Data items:
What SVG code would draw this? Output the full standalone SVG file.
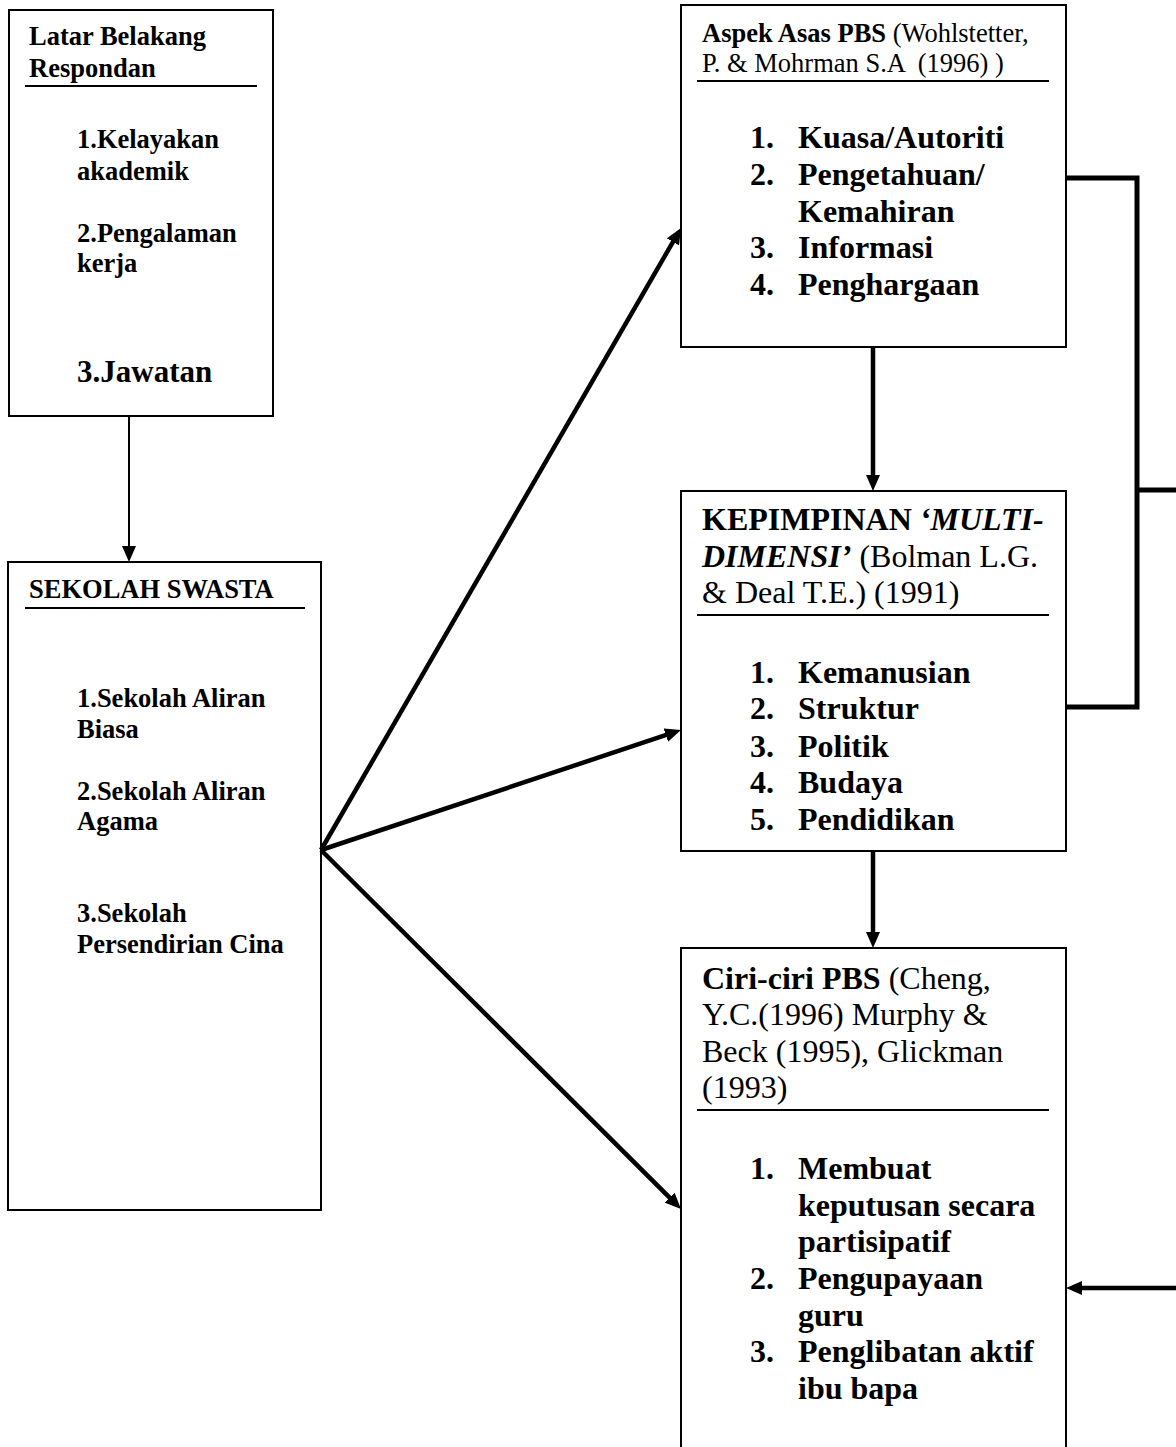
<svg xmlns="http://www.w3.org/2000/svg" width="1176" height="1447" viewBox="0 0 1176 1447">
<style>
.box{fill:#fff;stroke:#000;stroke-width:2}
.ul{stroke:#000;stroke-width:2}
text{font-family:"Liberation Serif","Times New Roman",serif;fill:#000;white-space:pre}
.b{font-weight:bold}
.h1{font-size:26.5px}
.h2{font-size:32px}
.it{font-weight:bold;font-size:26.5px}
.li{font-weight:bold;font-size:32px}
.bi{font-weight:bold;font-style:italic}
.r{font-weight:normal}
.c{fill:none;stroke:#000}
</style>
<defs>
<marker id="ah" markerUnits="userSpaceOnUse" markerWidth="16" markerHeight="14" refX="6" refY="7" orient="auto">
<path d="M0,0 L16,7 L0,14 z" fill="#000"/>
</marker>
</defs>
<rect width="1176" height="1447" fill="#fff"/>

<g id="latar">
<rect class="box" x="9" y="10" width="264" height="406"/>
<text class="h1 b" x="29" y="45">Latar Belakang</text>
<text class="h1 b" x="29" y="77">Respondan</text>
<line class="ul" x1="25" y1="86" x2="257" y2="86"/>
<text class="it" x="77" y="148">1.Kelayakan</text>
<text class="it" x="77" y="180">akademik</text>
<text class="it" x="77" y="242">2.Pengalaman</text>
<text class="it" x="77" y="272">kerja</text>
<text class="b" x="77" y="382" font-size="31">3.Jawatan</text>
</g>

<g id="sekolah">
<rect class="box" x="8" y="562" width="313" height="648"/>
<text class="h1 b" x="29" y="598">SEKOLAH SWASTA</text>
<line class="ul" x1="25" y1="608" x2="305" y2="608"/>
<text class="it" x="77" y="707">1.Sekolah Aliran</text>
<text class="it" x="77" y="738">Biasa</text>
<text class="it" x="77" y="800">2.Sekolah Aliran</text>
<text class="it" x="77" y="830">Agama</text>
<text class="it" x="77" y="922">3.Sekolah</text>
<text class="it" x="77" y="953">Persendirian Cina</text>
</g>

<g id="aspek">
<rect class="box" x="681" y="5" width="385" height="342"/>
<text class="h1" x="702" y="42"><tspan class="b">Aspek Asas PBS</tspan> (Wohlstetter,</text>
<text class="h1" x="702" y="72">P. &amp; Mohrman S.A  (1996) )</text>
<line class="ul" x1="697" y1="81" x2="1049" y2="81"/>
<text class="li" x="750" y="148">1.</text><text class="li" x="798" y="148">Kuasa/Autoriti</text>
<text class="li" x="750" y="185">2.</text><text class="li" x="798" y="185">Pengetahuan/</text>
<text class="li" x="798" y="222">Kemahiran</text>
<text class="li" x="750" y="258">3.</text><text class="li" x="798" y="258">Informasi</text>
<text class="li" x="750" y="295">4.</text><text class="li" x="798" y="295">Penghargaan</text>
</g>

<g id="kepimpinan">
<rect class="box" x="681" y="491" width="385" height="360"/>
<text class="h2" x="702" y="530"><tspan class="b">KEPIMPINAN </tspan><tspan class="bi">‘MULTI-</tspan></text>
<text class="h2" x="702" y="567"><tspan class="bi">DIMENSI’</tspan> (Bolman L.G.</text>
<text class="h2" x="702" y="603">&amp; Deal T.E.) (1991)</text>
<line class="ul" x1="697" y1="615" x2="1049" y2="615"/>
<text class="li" x="750" y="683">1.</text><text class="li" x="798" y="683">Kemanusian</text>
<text class="li" x="750" y="719">2.</text><text class="li" x="798" y="719">Struktur</text>
<text class="li" x="750" y="757">3.</text><text class="li" x="798" y="757">Politik</text>
<text class="li" x="750" y="793">4.</text><text class="li" x="798" y="793">Budaya</text>
<text class="li" x="750" y="830">5.</text><text class="li" x="798" y="830">Pendidikan</text>
</g>

<g id="ciri">
<rect class="box" x="681" y="948" width="385" height="520"/>
<text class="h2" x="702" y="989"><tspan class="b">Ciri-ciri PBS</tspan> (Cheng,</text>
<text class="h2" x="702" y="1025">Y.C.(1996) Murphy &amp;</text>
<text class="h2" x="702" y="1062">Beck (1995), Glickman</text>
<text class="h2" x="702" y="1098">(1993)</text>
<line class="ul" x1="697" y1="1110" x2="1049" y2="1110"/>
<text class="li" x="750" y="1179">1.</text><text class="li" x="798" y="1179">Membuat</text>
<text class="li" x="798" y="1216">keputusan secara</text>
<text class="li" x="798" y="1252">partisipatif</text>
<text class="li" x="750" y="1289">2.</text><text class="li" x="798" y="1289">Pengupayaan</text>
<text class="li" x="798" y="1326">guru</text>
<text class="li" x="750" y="1362">3.</text><text class="li" x="798" y="1362">Penglibatan aktif</text>
<text class="li" x="798" y="1399">ibu bapa</text>
</g>

<g id="connectors">
<line class="c" x1="129" y1="416" x2="129" y2="552" stroke-width="2" marker-end="url(#ah)"/>
<line class="c" x1="321" y1="850" x2="676" y2="236.7" stroke-width="4.5" marker-end="url(#ah)"/>
<line class="c" x1="321" y1="850" x2="671.5" y2="733.2" stroke-width="4.5" marker-end="url(#ah)"/>
<line class="c" x1="321" y1="850" x2="673.9" y2="1201.9" stroke-width="4.5" marker-end="url(#ah)"/>
<line class="c" x1="873" y1="347" x2="873" y2="481" stroke-width="4.5" marker-end="url(#ah)"/>
<line class="c" x1="873" y1="851" x2="873" y2="938" stroke-width="4.5" marker-end="url(#ah)"/>
<polyline class="c" points="1066,178 1137,178 1137,707 1066,707" stroke-width="5"/>
<line class="c" x1="1137" y1="490" x2="1176" y2="490" stroke-width="5"/>
<line class="c" x1="1176" y1="1288" x2="1076" y2="1288" stroke-width="4.5" marker-end="url(#ah)"/>
</g>
</svg>
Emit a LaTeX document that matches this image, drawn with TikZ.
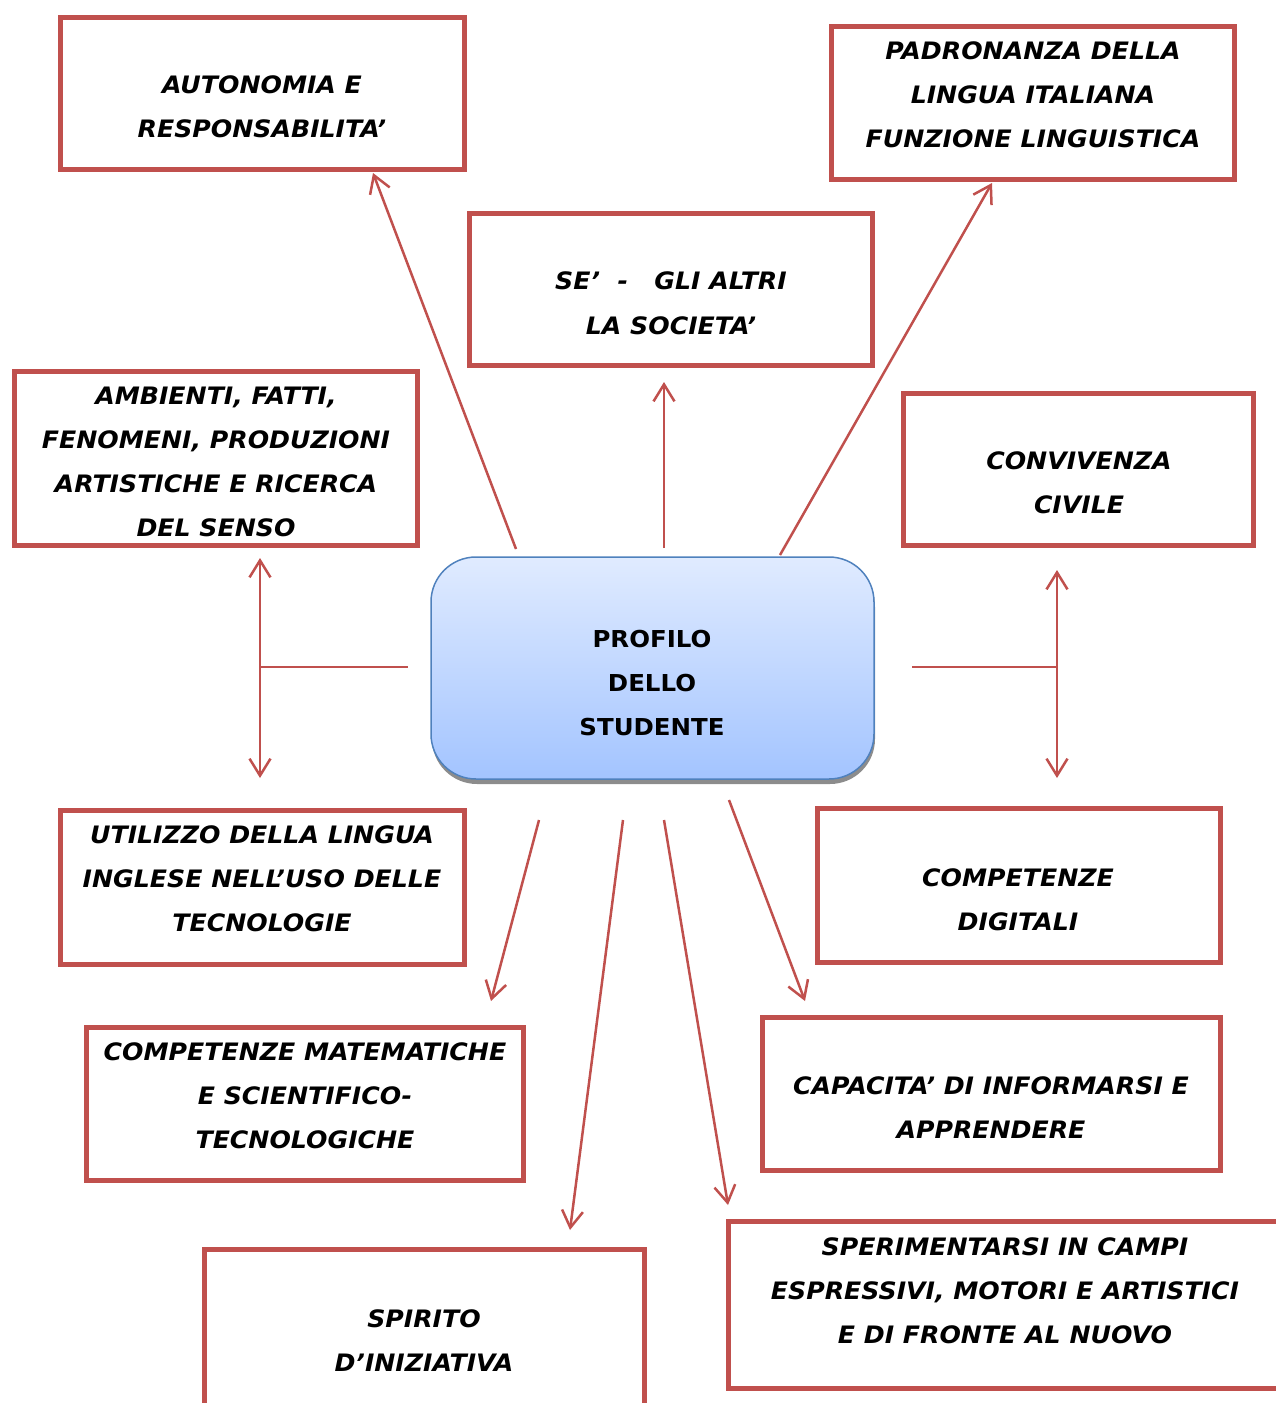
\documentclass[tikz,border=0pt]{standalone}
\usepackage{fontspec}
\setmainfont{DejaVu Sans}
\newfontfamily\boxfont[FakeStretch=1.05]{DejaVu Sans}
\usetikzlibrary{arrows.meta,shadows}
\definecolor{redb}{RGB}{192,80,77}
\definecolor{blueb}{RGB}{79,129,189}
\definecolor{topb}{RGB}{224,235,255}
\definecolor{botb}{RGB}{163,196,255}
\begin{document}
\begin{tikzpicture}[x=1pt,y=-1pt,
  box/.style={draw=redb, line width=5.5pt, fill=white, inner sep=0pt},
  txt/.style={font=\boxfont\fontsize{24}{44}\selectfont\bfseries\itshape, align=center, inner sep=0pt},
  ctxt/.style={font=\boxfont\fontsize{23.3}{44}\selectfont\bfseries, align=center, inner sep=0pt},
  con/.style={draw=redb, line width=2.5pt, -{Straight Barb[length=17pt,width=21pt]}},
  bicon/.style={draw=redb, line width=2.5pt, {Straight Barb[length=17pt,width=21pt]}-{Straight Barb[length=17pt,width=21pt]}},
  plain/.style={draw=redb, line width=2pt}]
\useasboundingbox (0,0) rectangle (1276,1403);

% boxes
\node[box, minimum width=404pt, minimum height=152pt] (auto) at (262.5,93.5) {};
\node[txt] (autot) at (262,107) {AUTONOMIA E\\RESPONSABILITA’};

\node[box, minimum width=403pt, minimum height=153pt] (padr) at (1033,103) {};
\node[txt] (padrt) at (1033,95) {PADRONANZA DELLA\\LINGUA ITALIANA\\FUNZIONE LINGUISTICA};

\node[box, minimum width=403pt, minimum height=152pt] (se) at (671,289.5) {};
\node[txt, font=\boxfont\fontsize{24}{45}\selectfont\bfseries\itshape] (set) at (671,303.5) {SE’\ \ -\ \ \ GLI ALTRI\\LA SOCIETA’};

\node[box, minimum width=403pt, minimum height=174pt] (amb) at (216,458.5) {};
\node[txt] (ambt) at (216,461.5) {AMBIENTI, FATTI,\\FENOMENI, PRODUZIONI\\ARTISTICHE E RICERCA\\DEL SENSO};

\node[box, minimum width=350pt, minimum height=152pt] (conv) at (1078.5,469.5) {};
\node[txt] (convt) at (1079,483) {CONVIVENZA\\CIVILE};

\node[draw=blueb, line width=1.5pt, rounded corners=45pt, top color=topb, bottom color=botb,
  minimum width=443pt, minimum height=222pt, inner sep=0pt,
  drop shadow={shadow xshift=1pt, shadow yshift=-5pt, fill=black!45, opacity=1}] (cen) at (652.5,668) {};
\node[ctxt] (cent) at (652,683) {PROFILO\\DELLO\\STUDENTE};

\node[box, minimum width=404pt, minimum height=154pt] (util) at (262.5,887.5) {};
\node[txt] (utilt) at (262,879) {UTILIZZO DELLA LINGUA\\INGLESE NELL’USO DELLE\\TECNOLOGIE};

\node[box, minimum width=403pt, minimum height=154pt] (dig) at (1019,885.5) {};
\node[txt] (digt) at (1018,899.5) {COMPETENZE\\DIGITALI};

\node[box, minimum width=437pt, minimum height=153pt] (mat) at (305,1104) {};
\node[txt] (matt) at (305,1096) {COMPETENZE MATEMATICHE\\E SCIENTIFICO-\\TECNOLOGICHE};

\node[box, minimum width=458pt, minimum height=153pt] (cap) at (991.5,1094) {};
\node[txt] (capt) at (991,1108) {CAPACITA’ DI INFORMARSI E\\APPRENDERE};

\node[box, minimum width=440pt, minimum height=168pt] (spir) at (424.5,1333.5) {};
\node[txt] (spirt) at (424,1340.5) {SPIRITO\\D’INIZIATIVA};

\node[box, minimum width=561pt, minimum height=167pt] (sper) at (1009,1305) {};
\node[txt] (spert) at (1005,1291) {SPERIMENTARSI IN CAMPI\\ESPRESSIVI, MOTORI E ARTISTICI\\E DI FRONTE AL NUOVO};

% connector end points
\coordinate (s1) at (516,549);  \coordinate (e1) at (373,173);
\coordinate (s2) at (664,548);  \coordinate (e2) at (664,382);
\coordinate (s3) at (780,555);  \coordinate (e3) at (992,183);
\coordinate (l1) at (260,558);  \coordinate (l2) at (260,778);
\coordinate (lj) at (260,667);  \coordinate (lc) at (408,667);
\coordinate (r1) at (1057,570); \coordinate (r2) at (1057,778);
\coordinate (rj) at (1057,667); \coordinate (rc) at (912,667);
\coordinate (s4) at (539,820);  \coordinate (e4) at (491,1001);
\coordinate (s5) at (623,820);  \coordinate (e5) at (570,1230);
\coordinate (s6) at (664,820);  \coordinate (e6) at (728,1205);
\coordinate (s7) at (729,800);  \coordinate (e7) at (805,1001);

\draw[con] (s1) -- (e1);
\draw[con] (s2) -- (e2);
\draw[con] (s3) -- (e3);
\draw[bicon] (l1) -- (l2);
\draw[plain] (lj) -- (lc);
\draw[bicon] (r1) -- (r2);
\draw[plain] (rc) -- (rj);
\draw[con] (s4) -- (e4);
\draw[con] (s5) -- (e5);
\draw[con] (s6) -- (e6);
\draw[con] (s7) -- (e7);
\end{tikzpicture}
\end{document}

*EXERCISE INSTRUCTIONS*:
Your copy should hold only the lines from the one containing "Emit a LaTeX" through the one containing "(convt) at (1079,483)", word for word, with no pictures.

*SOLUTION FOR THIS PROBLEM*:
Emit a LaTeX document that matches this image, drawn with TikZ.
\documentclass[tikz,border=0pt]{standalone}
\usepackage{fontspec}
\setmainfont{DejaVu Sans}
\newfontfamily\boxfont[FakeStretch=1.05]{DejaVu Sans}
\usetikzlibrary{arrows.meta,shadows}
\definecolor{redb}{RGB}{192,80,77}
\definecolor{blueb}{RGB}{79,129,189}
\definecolor{topb}{RGB}{224,235,255}
\definecolor{botb}{RGB}{163,196,255}
\begin{document}
\begin{tikzpicture}[x=1pt,y=-1pt,
  box/.style={draw=redb, line width=5.5pt, fill=white, inner sep=0pt},
  txt/.style={font=\boxfont\fontsize{24}{44}\selectfont\bfseries\itshape, align=center, inner sep=0pt},
  ctxt/.style={font=\boxfont\fontsize{23.3}{44}\selectfont\bfseries, align=center, inner sep=0pt},
  con/.style={draw=redb, line width=2.5pt, -{Straight Barb[length=17pt,width=21pt]}},
  bicon/.style={draw=redb, line width=2.5pt, {Straight Barb[length=17pt,width=21pt]}-{Straight Barb[length=17pt,width=21pt]}},
  plain/.style={draw=redb, line width=2pt}]
\useasboundingbox (0,0) rectangle (1276,1403);

% boxes
\node[box, minimum width=404pt, minimum height=152pt] (auto) at (262.5,93.5) {};
\node[txt] (autot) at (262,107) {AUTONOMIA E\\RESPONSABILITA’};

\node[box, minimum width=403pt, minimum height=153pt] (padr) at (1033,103) {};
\node[txt] (padrt) at (1033,95) {PADRONANZA DELLA\\LINGUA ITALIANA\\FUNZIONE LINGUISTICA};

\node[box, minimum width=403pt, minimum height=152pt] (se) at (671,289.5) {};
\node[txt, font=\boxfont\fontsize{24}{45}\selectfont\bfseries\itshape] (set) at (671,303.5) {SE’\ \ -\ \ \ GLI ALTRI\\LA SOCIETA’};

\node[box, minimum width=403pt, minimum height=174pt] (amb) at (216,458.5) {};
\node[txt] (ambt) at (216,461.5) {AMBIENTI, FATTI,\\FENOMENI, PRODUZIONI\\ARTISTICHE E RICERCA\\DEL SENSO};

\node[box, minimum width=350pt, minimum height=152pt] (conv) at (1078.5,469.5) {};
\node[txt] (convt) at (1079,483) {CONVIVENZA\\CIVILE};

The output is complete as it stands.